UK Food Firms Urged to Make Sources Clearer

Food companies and supermarkets must be more honest about where their food comes from said Britain’s environment secretary, Hilary Benn.

Food companies and supermarkets must be more honest about where their food comes from, the environment secretary, Hilary Benn, said today.
Benn said firms should state clearly on labels the country of origin for their prime ingredients — instead of where products were last significantly processed — so consumers can make a more informed choice about what they buy and eat.

The scare over dioxins in Irish pork last month revealed problems in identifying which products were affected and demonstrated why better labeling was needed, he told the Oxford farming conference.

Talks have begun at European Union level about changing labeling rules so consumers know where animals used even in processed foods are born, reared and slaughtered, but these could take two years to implement.

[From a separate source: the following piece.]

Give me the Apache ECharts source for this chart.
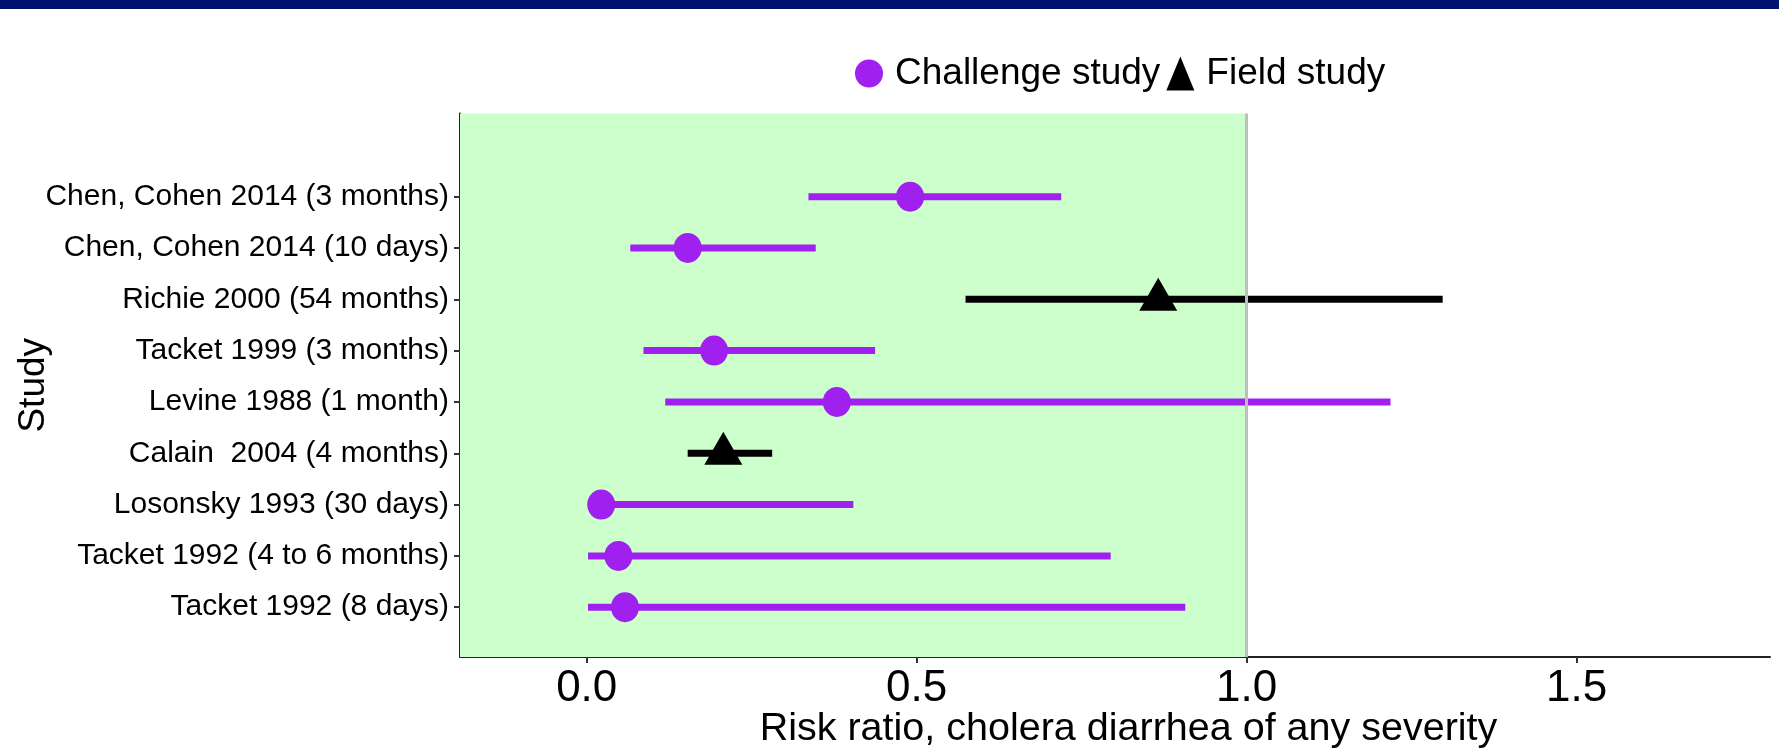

Benn appealed to the UK food industry to take the initiative, saying "the EU moves a lot slower than consumer demand does. Processors and retailers could get ahead here by voluntarily introducing country of origin labeling. I intend to meet them to discuss how this can happen."

He said people were thinking more about the quality, nutritional value and environmental impact of the food they ate. "When you buy a car you know its service history. When you buy a house you get a detailed survey. So why do we accept knowing so much less about what we are putting in our bodies? Well, I say, we shouldn't."

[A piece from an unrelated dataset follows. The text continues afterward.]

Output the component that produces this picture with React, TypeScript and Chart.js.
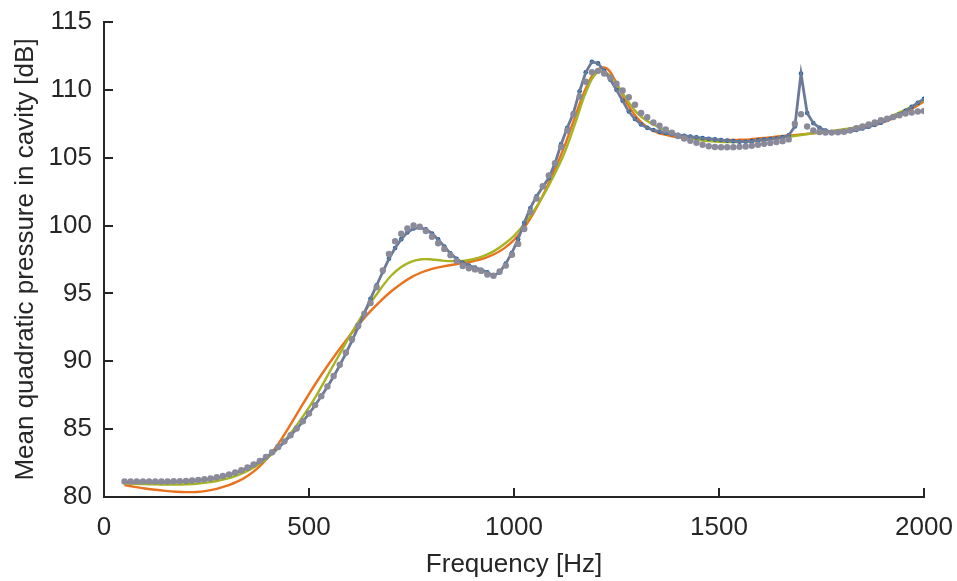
import React, { useEffect, useRef } from "react";
import { Chart, registerables } from "chart.js";

Chart.register(...registerables);

// Fine frequency grid (Hz) for the measured curve and the grey reference dots
const FREQ_FINE = [
  50, 65, 80, 95, 110, 125, 140, 155, 170, 185,
  200, 215, 230, 245, 260, 275, 290, 305, 320, 335,
  350, 365, 380, 395, 410, 425, 440, 455, 470, 485,
  500, 515, 530, 545, 560, 575, 590, 605, 620, 635,
  650, 665, 680, 695, 710, 725, 740, 755, 770, 785,
  800, 815, 830, 845, 860, 875, 890, 905, 920, 935,
  950, 965, 980, 995, 1010, 1025, 1040, 1055, 1070, 1085,
  1100, 1115, 1130, 1145, 1160, 1175, 1190, 1205, 1220, 1235,
  1250, 1265, 1280, 1295, 1310, 1325, 1340, 1355, 1370, 1385,
  1400, 1415, 1430, 1445, 1460, 1475, 1490, 1505, 1520, 1535,
  1550, 1565, 1580, 1595, 1610, 1625, 1640, 1655, 1670, 1685,
  1700, 1715, 1730, 1745, 1760, 1775, 1790, 1805, 1820, 1835,
  1850, 1865, 1880, 1895, 1910, 1925, 1940, 1955, 1970, 1985, 2000,
];

// Measured curve (blue markers + grey-blue line), dB
const MEASURED = [
  81.10, 81.10, 81.10, 81.10, 81.10, 81.10, 81.10, 81.11, 81.12, 81.13,
  81.15, 81.18, 81.22, 81.27, 81.33, 81.41, 81.50, 81.62, 81.76, 81.93,
  82.13, 82.36, 82.62, 82.92, 83.26, 83.64, 84.06, 84.52, 85.02, 85.56,
  86.14, 86.76, 87.42, 88.12, 88.88, 89.70, 90.58, 91.52, 92.52, 93.55,
  94.60, 95.60, 96.60, 97.55, 98.35, 99.00, 99.50, 99.78, 99.85, 99.72,
  99.42, 98.98, 98.45, 97.95, 97.55, 97.25, 97.05, 96.90, 96.75, 96.55,
  96.32, 96.55, 97.20, 98.00, 99.00, 100.20, 101.30, 102.15, 102.85, 103.50,
  104.60, 106.00, 107.20, 108.30, 109.90, 111.30, 112.07, 111.95, 111.40, 110.75,
  110.00, 109.20, 108.40, 107.85, 107.45, 107.20, 107.04, 106.92, 106.82, 106.74,
  106.68, 106.62, 106.56, 106.50, 106.45, 106.40, 106.35, 106.30, 106.26, 106.22,
  106.18, 106.18, 106.22, 106.28, 106.33, 106.37, 106.42, 106.50, 106.65, 107.30,
  111.20, 108.30, 107.55, 107.20, 107.00, 106.90, 106.86, 106.88, 106.95, 107.04,
  107.15, 107.28, 107.42, 107.58, 107.78, 107.98, 108.20, 108.45, 108.75, 109.05, 109.34,
];

// Grey dots, dB
const GREY_DOTS = [
  81.15, 81.15, 81.15, 81.15, 81.15, 81.15, 81.15, 81.15, 81.16, 81.17,
  81.19, 81.22, 81.26, 81.31, 81.37, 81.45, 81.55, 81.67, 81.80, 81.97,
  82.17, 82.40, 82.66, 82.96, 83.30, 83.68, 84.10, 84.55, 85.05, 85.58,
  86.15, 86.77, 87.43, 88.15, 88.92, 89.75, 90.65, 91.62, 92.62, 93.50,
  94.30, 95.45, 96.70, 97.90, 98.85, 99.40, 99.78, 100.00, 99.92, 99.60,
  99.18, 98.70, 98.28, 97.82, 97.40, 97.02, 96.85, 96.77, 96.66, 96.40,
  96.30, 96.62, 97.05, 97.85, 98.65, 99.75, 101.00, 102.00, 102.90, 103.70,
  104.60, 105.80, 107.00, 108.20, 109.50, 110.60, 111.30, 111.40, 111.20, 110.90,
  110.45, 109.95, 109.45, 108.90, 108.30, 107.98, 107.60, 107.35, 107.08, 106.85,
  106.60, 106.42, 106.25, 106.10, 105.95, 105.84, 105.79, 105.77, 105.77, 105.78,
  105.80, 105.83, 105.88, 105.95, 106.02, 106.08, 106.15, 106.22, 106.35, 107.50,
  108.20, 107.30, 107.00, 106.90, 106.85, 106.85, 106.88, 106.92, 107.03, 107.18,
  107.30, 107.45, 107.60, 107.76, 107.87, 108.00, 108.12, 108.25, 108.33, 108.40, 108.44,
];

// Coarser grid (Hz) for the two smooth model curves
const FREQ_COARSE = [
  50, 75, 100, 125, 150, 175, 200, 225, 250, 275,
  300, 325, 350, 375, 400, 425, 450, 475, 500, 525,
  550, 575, 600, 625, 650, 675, 700, 725, 750, 775,
  800, 825, 850, 875, 900, 925, 950, 975, 1000, 1025,
  1050, 1075, 1100, 1125, 1150, 1175, 1200, 1225, 1250, 1275,
  1300, 1325, 1350, 1375, 1400, 1425, 1450, 1475, 1500, 1525,
  1550, 1575, 1600, 1625, 1650, 1675, 1700, 1725, 1750, 1775,
  1800, 1825, 1850, 1875, 1900, 1925, 1950, 1975, 2000,
];

// Orange model curve, dB
const MODEL_ORANGE = [
  80.88, 80.75, 80.63, 80.53, 80.45, 80.39, 80.36, 80.37, 80.45, 80.60,
  80.83, 81.13, 81.55, 82.13, 82.91, 83.91, 85.09, 86.34, 87.59, 88.77,
  89.87, 90.92, 91.92, 92.85, 93.70, 94.46, 95.14, 95.72, 96.20, 96.56,
  96.81, 96.98, 97.11, 97.23, 97.37, 97.57, 97.87, 98.30, 98.95, 99.85,
  101.05, 102.50, 104.15, 106.00, 108.10, 110.10, 111.40, 111.60, 110.50, 109.05,
  107.95, 107.25, 106.85, 106.65, 106.50, 106.42, 106.36, 106.32, 106.30, 106.30,
  106.32, 106.35, 106.43, 106.50, 106.58, 106.65, 106.72, 106.78, 106.84, 106.90,
  106.97, 107.07, 107.20, 107.37, 107.60, 107.90, 108.25, 108.68, 109.15,
];

// Yellow-green model curve, dB
const MODEL_GREEN = [
  81.00, 80.97, 80.95, 80.93, 80.92, 80.92, 80.94, 80.98, 81.06, 81.18,
  81.36, 81.60, 81.92, 82.35, 82.90, 83.60, 84.50, 85.50, 86.60, 87.85,
  89.20, 90.55, 91.90, 93.15, 94.30, 95.35, 96.30, 96.95, 97.35, 97.52,
  97.50, 97.42, 97.38, 97.40, 97.52, 97.75, 98.10, 98.60, 99.25, 100.10,
  101.15, 102.40, 103.85, 105.50, 107.60, 109.80, 111.20, 111.25, 110.40, 109.30,
  108.30, 107.70, 107.30, 106.95, 106.70, 106.50, 106.32, 106.22, 106.17, 106.15,
  106.15, 106.20, 106.26, 106.35, 106.45, 106.56, 106.67, 106.78, 106.88, 106.98,
  107.08, 107.20, 107.36, 107.56, 107.82, 108.12, 108.48, 108.85, 109.25,
];

const X_TICKS = [0, 500, 1000, 1500, 2000];
const Y_TICKS = [80, 85, 90, 95, 100, 105, 110, 115];

const X_TITLE = "Frequency [Hz]";
const Y_TITLE = "Mean quadratic pressure in cavity [dB]";

const AXIS_COLOR = "#262626";
const FONT_FAMILY = "'Liberation Sans', Arial, Helvetica, sans-serif";
const FONT_SIZE = 26;

const toPoints = (xs: number[], ys: number[]) => xs.map((x, i) => ({ x, y: ys[i] }));

const zeroPadding = (s: any) => {
  s.paddingLeft = 0;
  s.paddingRight = 0;
  s.paddingTop = 0;
  s.paddingBottom = 0;
};

export default function App() {
  const ref = useRef<HTMLCanvasElement>(null);

  useEffect(() => {
    if (!ref.current) return;
    const chart = new Chart(ref.current, {
      type: "line",
      data: {
        datasets: [
          {
            label: "Grey dots",
            data: toPoints(FREQ_FINE, GREY_DOTS),
            showLine: false,
            pointRadius: 3.2,
            pointBackgroundColor: "#8a8a9b",
            pointBorderWidth: 0,
            borderColor: "#8a8a9b",
            order: 1,
          },
          {
            label: "Measured line",
            data: toPoints(FREQ_FINE, MEASURED),
            borderColor: "#6c7a98",
            borderWidth: 2.8,
            pointRadius: 0,
            tension: 0,
            order: 2,
          },
          {
            label: "Measured markers",
            data: toPoints(FREQ_FINE, MEASURED),
            showLine: false,
            pointRadius: 2.3,
            pointBackgroundColor: "#0b5ea8",
            pointBorderWidth: 0,
            borderColor: "#0b5ea8",
            order: 3,
          },
          {
            label: "Model green",
            data: toPoints(FREQ_COARSE, MODEL_GREEN),
            borderColor: "#a7b320",
            borderWidth: 2.4,
            pointRadius: 0,
            tension: 0.4,
            order: 4,
          },
          {
            label: "Model orange",
            data: toPoints(FREQ_COARSE, MODEL_ORANGE),
            borderColor: "#e8721e",
            borderWidth: 2.4,
            pointRadius: 0,
            tension: 0.4,
            order: 5,
          },
        ],
      },
      options: {
        animation: false,
        responsive: false,
        plugins: { legend: { display: false }, tooltip: { enabled: false } },
        layout: { padding: { left: 0, top: 22, right: 33, bottom: 0 } },
        scales: {
          x: {
            type: "linear",
            min: 0,
            max: 2000,
            afterBuildTicks: (s: any) => {
              s.ticks = X_TICKS.map((v) => ({ value: v }));
            },
            afterFit: (s: any) => {
              s.height = 84;
              zeroPadding(s);
            },
            border: { color: AXIS_COLOR, width: 2 },
            grid: {
              drawOnChartArea: false,
              drawTicks: true,
              tickLength: -9,
              color: AXIS_COLOR,
              lineWidth: 2,
            },
            ticks: {
              padding: 24,
              color: AXIS_COLOR,
              maxRotation: 0,
              font: { family: FONT_FAMILY, size: FONT_SIZE },
              callback: (v: any) => String(v),
            },
            title: {
              display: true,
              text: X_TITLE,
              color: AXIS_COLOR,
              font: { family: FONT_FAMILY, size: FONT_SIZE },
              padding: { top: 0, bottom: 1 },
            },
          },
          y: {
            type: "linear",
            min: 80,
            max: 115,
            afterBuildTicks: (s: any) => {
              s.ticks = Y_TICKS.map((v) => ({ value: v }));
            },
            afterFit: (s: any) => {
              s.width = 104;
              zeroPadding(s);
            },
            border: { color: AXIS_COLOR, width: 2 },
            grid: {
              drawOnChartArea: false,
              drawTicks: true,
              tickLength: -9,
              color: AXIS_COLOR,
              lineWidth: 2,
            },
            ticks: {
              padding: 21,
              color: AXIS_COLOR,
              font: { family: FONT_FAMILY, size: FONT_SIZE },
              callback: (v: any) => String(v),
            },
            title: {
              display: true,
              text: Y_TITLE,
              color: AXIS_COLOR,
              font: { family: FONT_FAMILY, size: FONT_SIZE },
              padding: { top: 10, bottom: 0 },
            },
          },
        },
      },
    });
    return () => chart.destroy();
  }, []);

  return (
    <div style={{ position: "fixed", left: 0, top: 0, width: 957, height: 581, background: "#fff" }}>
      <canvas ref={ref} width={957} height={581} style={{ display: "block" }} />
    </div>
  );
}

Present EU rules can obscure where food really came from. "A pork pie made in Britain from Danish pork can legitimately be labeled as a British pork pie," Benn said. "That's a nonsense and it needs to change."

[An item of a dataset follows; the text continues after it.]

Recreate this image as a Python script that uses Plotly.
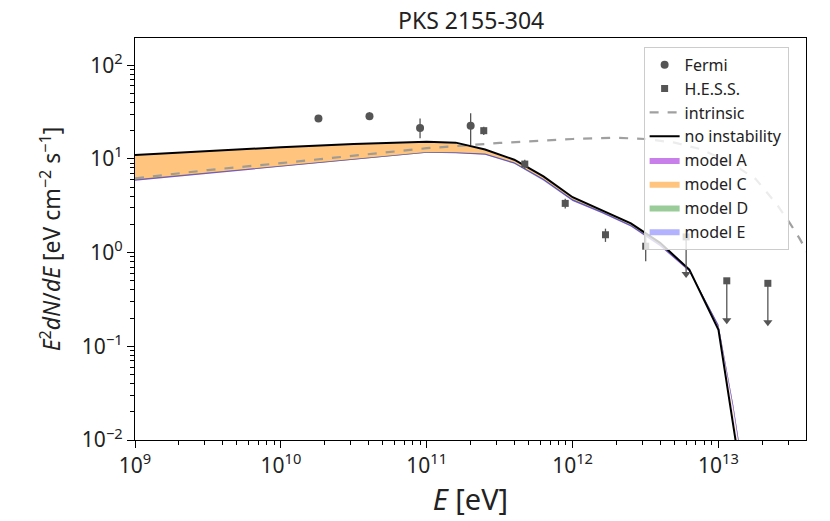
import plotly.graph_objects as go

# ---- data ----
energy = [1e9, 3.16e9, 1e10, 3.16e10, 1e11, 1.58e11, 2.51e11, 3.98e11, 6.31e11,
          1e12, 1.58e12, 2.51e12, 3.98e12, 6.31e12, 1e13, 1.26e13, 1.58e13]

no_instability = [11.0, 12.2, 13.3, 14.4, 15.2, 14.9, 12.6, 9.8, 6.5,
                  3.9, 2.85, 2.05, 1.27, 0.66, 0.15, 0.017, 0.0015]

model_a_lo = [5.85, 6.95, 8.35, 9.9, 11.6, 11.5, 11.1, 8.9, 5.9,
              3.55, 2.65, 1.9, 1.17, 0.63, 0.16, 0.022, 0.0022]
model_a_hi = [6.05, 7.15, 8.55, 10.15, 11.85, 11.75, 11.4, 9.2, 6.15,
              3.7, 2.75, 1.97, 1.23, 0.66, 0.17, 0.024, 0.0025]
model_c_lo = [6.0, 7.1, 8.5, 10.1, 11.8, 11.7, 11.4, 9.2, 6.1,
              3.7, 2.75, 1.98, 1.22, 0.65, 0.155, 0.019, 0.0018]
model_c_hi = [11.0, 12.2, 13.3, 14.4, 15.1, 14.6, 12.4, 9.6, 6.4,
              3.85, 2.85, 2.05, 1.27, 0.67, 0.16, 0.02, 0.0019]
model_d_lo = [5.9, 7.0, 8.4, 9.95, 11.65, 11.55, 11.15, 8.95, 5.95,
              3.6, 2.68, 1.92, 1.19, 0.64, 0.165, 0.023, 0.0023]
model_d_hi = [6.05, 7.15, 8.55, 10.15, 11.85, 11.75, 11.4, 9.2, 6.15,
              3.72, 2.76, 1.98, 1.24, 0.66, 0.17, 0.024, 0.0025]
model_e_lo = [5.85, 6.95, 8.35, 9.9, 11.6, 11.5, 11.1, 8.85, 5.85,
              3.55, 2.65, 1.9, 1.17, 0.63, 0.16, 0.022, 0.0022]
model_e_hi = [6.0, 7.1, 8.5, 10.1, 11.8, 11.7, 11.35, 9.15, 6.1,
              3.68, 2.74, 1.96, 1.22, 0.65, 0.17, 0.024, 0.0025]

intrinsic_e = [1e9, 3.16e9, 1e10, 3.16e10, 1e11, 3.16e11, 1e12, 2e12, 3.16e12,
               5e12, 7.4e12, 1.2e13, 1.8e13, 2.5e13, 3.1e13, 3.6e13, 4e13, 5e13]
intrinsic = [6.2, 7.6, 9.0, 10.9, 13.0, 14.8, 16.3, 16.8, 16.3,
             14.9, 12.8, 9.2, 6.1, 3.3, 2.04, 1.41, 1.05, 0.5]

fermi_e = [1.81e10, 4.05e10, 9.0e10, 2.0e11]
fermi_f = [27.0, 28.5, 21.4, 22.6]
fermi_up = [1.5, 3.0, 5.6, 8.0]
fermi_dn = [1.5, 2.5, 4.8, 8.5]

hess_e = [2.46e11, 4.7e11, 8.9e11, 1.68e12, 3.17e12]
hess_f = [20.0, 8.8, 3.35, 1.55, 1.17]
hess_up = [2.0, 1.0, 0.4, 0.25, 0.4]
hess_dn = [2.0, 1.0, 0.4, 0.25, 0.36]

hess_ul_e = [6.0e12, 1.14e13, 2.18e13]
hess_ul_f = [1.47, 0.50, 0.47]
hess_ul_end = [0.59, 0.19, 0.18]

x_major = [1e9, 1e10, 1e11, 1e12, 1e13]
x_text = ['10<sup>9</sup>', '10<sup>10</sup>', '10<sup>11</sup>', '10<sup>12</sup>', '10<sup>13</sup>']
y_major = [1e-2, 1e-1, 1e0, 1e1, 1e2]
y_text = ['10<sup>−2</sup>', '10<sup>−1</sup>', '10<sup>0</sup>', '10<sup>1</sup>', '10<sup>2</sup>']

data_color = '#555555'
font_family = 'Noto Sans'
x_range = [9, 13.6]
y_range = [-2, 2.29]

fig = go.Figure()

# model bands: lower edge then upper edge filled to it
bands = [
    ('model A', model_a_lo, model_a_hi, 'rgba(148,0,211,0.5)', 5),
    ('model C', model_c_lo, model_c_hi, 'rgba(255,140,0,0.5)', 6),
    ('model D', model_d_lo, model_d_hi, 'rgba(0,128,0,0.4)', 7),
    ('model E', model_e_lo, model_e_hi, 'rgba(0,0,255,0.3)', 8),
]
for name, lo, hi, col, rank in bands:
    fig.add_trace(go.Scatter(x=energy, y=lo, mode='lines', line=dict(width=0),
                             showlegend=False, hoverinfo='skip'))
    fig.add_trace(go.Scatter(x=energy, y=hi, mode='lines', line=dict(width=0),
                             fill='tonexty', fillcolor=col, name=name,
                             legendrank=rank))

fig.add_trace(go.Scatter(x=intrinsic_e, y=intrinsic, mode='lines', name='intrinsic',
                         line=dict(color='rgba(150,150,150,0.9)', width=2.2, dash='dash'),
                         legendrank=3))
fig.add_trace(go.Scatter(x=energy, y=no_instability, mode='lines', name='no instability',
                         line=dict(color='black', width=2), legendrank=4))

fig.add_trace(go.Scatter(x=fermi_e, y=fermi_f, mode='markers', name='Fermi',
                         marker=dict(symbol='circle', size=8, color=data_color),
                         error_y=dict(type='data', symmetric=False, array=fermi_up,
                                      arrayminus=fermi_dn, color=data_color,
                                      thickness=1.3, width=0),
                         legendrank=1))
fig.add_trace(go.Scatter(x=hess_e, y=hess_f, mode='markers', name='H.E.S.S.',
                         marker=dict(symbol='square', size=7, color=data_color),
                         error_y=dict(type='data', symmetric=False, array=hess_up,
                                      arrayminus=hess_dn, color=data_color,
                                      thickness=1.3, width=0),
                         legendrank=2))

# upper limits: square, stem and arrow head
for e, f, end in zip(hess_ul_e, hess_ul_f, hess_ul_end):
    fig.add_trace(go.Scatter(x=[e, e], y=[f, end], mode='lines',
                             line=dict(color=data_color, width=1.3),
                             showlegend=False, hoverinfo='skip'))
fig.add_trace(go.Scatter(x=hess_ul_e, y=hess_ul_end, mode='markers',
                         marker=dict(symbol='triangle-down', size=8, color=data_color),
                         showlegend=False, hoverinfo='skip'))
fig.add_trace(go.Scatter(x=hess_ul_e, y=hess_ul_f, mode='markers',
                         marker=dict(symbol='square', size=7, color=data_color),
                         showlegend=False, hoverinfo='skip'))

# invisible trace so the minor-tick overlay axes get drawn
fig.add_trace(go.Scatter(x=[1e9], y=[1], xaxis='x2', yaxis='y2', mode='markers',
                         marker=dict(opacity=0), showlegend=False, hoverinfo='skip'))

x_minor = [m * 10 ** d for d in range(9, 14) for m in range(2, 10)]
y_minor = [m * 10 ** d for d in range(-2, 3) for m in range(2, 10)]

fig.update_layout(
    xaxis=dict(type='log', range=x_range, tickvals=x_major, ticktext=x_text,
               ticks='outside', ticklen=7, tickwidth=1.2, tickcolor='black',
               showline=True, linecolor='black', linewidth=1.2, mirror=True,
               showgrid=False, zeroline=False,
               tickfont=dict(size=21, color='#222'),
               title=dict(text='<i>E</i> [eV]', font=dict(size=29, color='#222'), standoff=2)),
    yaxis=dict(type='log', range=y_range, tickvals=y_major, ticktext=y_text,
               ticks='outside', ticklen=7, tickwidth=1.2, tickcolor='black',
               showline=True, linecolor='black', linewidth=1.2, mirror=True,
               showgrid=False, zeroline=False,
               tickfont=dict(size=21, color='#222'),
               title=dict(text='<i>E</i><sup>2</sup><i>dN</i>/<i>dE</i> [eV cm<sup>−2</sup> s<sup>−1</sup>]',
                          font=dict(size=23, color='#222'), standoff=14)),
    xaxis2=dict(type='log', range=x_range, overlaying='x', anchor='y', side='bottom',
                tickvals=x_minor, showticklabels=False, ticks='outside', ticklen=4,
                tickwidth=1, tickcolor='black', showgrid=False, zeroline=False, showline=False),
    yaxis2=dict(type='log', range=y_range, overlaying='y', anchor='x', side='left',
                tickvals=y_minor, showticklabels=False, ticks='outside', ticklen=4,
                tickwidth=1, tickcolor='black', showgrid=False, zeroline=False, showline=False),
    width=830, height=521,
    margin=dict(l=127, r=32, t=30, b=89),
    paper_bgcolor='white', plot_bgcolor='white',
    font=dict(family=font_family, color='#222'),
    title=dict(text='PKS 2155-304', x=0.558, xanchor='center', y=0.99, yanchor='top',
               pad=dict(t=0, b=0), font=dict(size=23, color='#222')),
    legend=dict(x=0.758, y=0.978, xanchor='left', yanchor='top', traceorder='normal',
                bgcolor='rgba(255,255,255,0.8)', bordercolor='#cccccc', borderwidth=1,
                font=dict(size=16), tracegroupgap=0),
    showlegend=True,
)

fig.write_html("out.html")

The Food and Drink Federation, the industry trade body, gave a cool response to Benn's calls, saying there were already regulations to protect consumers from being misled. Helen Munday, its director of food safety and science, said it supported food companies who wanted voluntarily to put country of origin labeling on products but suggested there was a big difference between primary foods, where the country of origin was a bigger issue for consumers, and generic products such as meat pies, pizzas and lasagnas, which used a number of ingredients from a range of suppliers.